SOURCE MATERIAL:
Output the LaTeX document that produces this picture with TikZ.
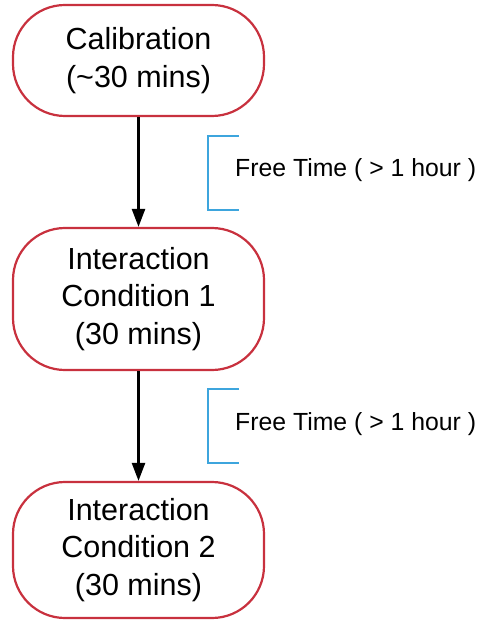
\documentclass[tikz,border=0pt]{standalone}
\usepackage{fontspec}
\setmainfont{Liberation Sans}
\usetikzlibrary{arrows.meta}
\definecolor{boxred}{HTML}{C8313E}
\definecolor{brblue}{HTML}{3DA5DD}
\begin{document}
\begin{tikzpicture}[x=1pt,y=-1pt,
  stagebox/.style={draw=boxred, line width=2.2pt, rounded corners=52pt,
    minimum width=251pt, align=center, inner sep=0pt,
    font=\fontsize{30.5}{37.5}\selectfont},
  flow/.style={line width=2.5pt, -{Triangle[length=18pt,width=13pt]}},
  gap/.style={draw=brblue, line width=2.2pt},
  gaplabel/.style={anchor=west, inner sep=0pt, font=\fontsize{24.8}{28}\selectfont}]
  \useasboundingbox (0,0) rectangle (480,620);
  % stages
  \node[stagebox, minimum height=111pt] (cal) at (138.5,60.5) {Calibration\\(\textasciitilde30 mins)};
  \node[stagebox, minimum height=142pt] (ic1) at (138.5,299) {Interaction\\Condition 1\\(30 mins)};
  \node[stagebox, minimum height=136pt] (ic2) at (138.5,550) {Interaction\\Condition 2\\(30 mins)};
  % transitions
  \draw[flow] (cal.south) -- (ic1.north);
  \draw[flow] (ic1.south) -- (ic2.north);
  % free-time brackets
  \coordinate (b1a) at (239,136);
  \coordinate (b1b) at (239,210);
  \draw[gap] (b1a) -- (208,136) -- (208,210) -- (b1b);
  \node[gaplabel] (f1) at (235,170) {Free Time ( > 1 hour )};
  \coordinate (b2a) at (239,389);
  \coordinate (b2b) at (239,463);
  \draw[gap] (b2a) -- (208,389) -- (208,463) -- (b2b);
  \node[gaplabel] (f2) at (235,424) {Free Time ( > 1 hour )};
\end{tikzpicture}
\end{document}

EXERCISE DETAILS: Copy out all the data exactly; skip the pictures.

FINISHED ANSWER:
Output the LaTeX document that produces this picture with TikZ.
\documentclass[tikz,border=0pt]{standalone}
\usepackage{fontspec}
\setmainfont{Liberation Sans}
\usetikzlibrary{arrows.meta}
\definecolor{boxred}{HTML}{C8313E}
\definecolor{brblue}{HTML}{3DA5DD}
\begin{document}
\begin{tikzpicture}[x=1pt,y=-1pt,
  stagebox/.style={draw=boxred, line width=2.2pt, rounded corners=52pt,
    minimum width=251pt, align=center, inner sep=0pt,
    font=\fontsize{30.5}{37.5}\selectfont},
  flow/.style={line width=2.5pt, -{Triangle[length=18pt,width=13pt]}},
  gap/.style={draw=brblue, line width=2.2pt},
  gaplabel/.style={anchor=west, inner sep=0pt, font=\fontsize{24.8}{28}\selectfont}]
  \useasboundingbox (0,0) rectangle (480,620);
  % stages
  \node[stagebox, minimum height=111pt] (cal) at (138.5,60.5) {Calibration\\(\textasciitilde30 mins)};
  \node[stagebox, minimum height=142pt] (ic1) at (138.5,299) {Interaction\\Condition 1\\(30 mins)};
  \node[stagebox, minimum height=136pt] (ic2) at (138.5,550) {Interaction\\Condition 2\\(30 mins)};
  % transitions
  \draw[flow] (cal.south) -- (ic1.north);
  \draw[flow] (ic1.south) -- (ic2.north);
  % free-time brackets
  \coordinate (b1a) at (239,136);
  \coordinate (b1b) at (239,210);
  \draw[gap] (b1a) -- (208,136) -- (208,210) -- (b1b);
  \node[gaplabel] (f1) at (235,170) {Free Time ( > 1 hour )};
  \coordinate (b2a) at (239,389);
  \coordinate (b2b) at (239,463);
  \draw[gap] (b2a) -- (208,389) -- (208,463) -- (b2b);
  \node[gaplabel] (f2) at (235,424) {Free Time ( > 1 hour )};
\end{tikzpicture}
\end{document}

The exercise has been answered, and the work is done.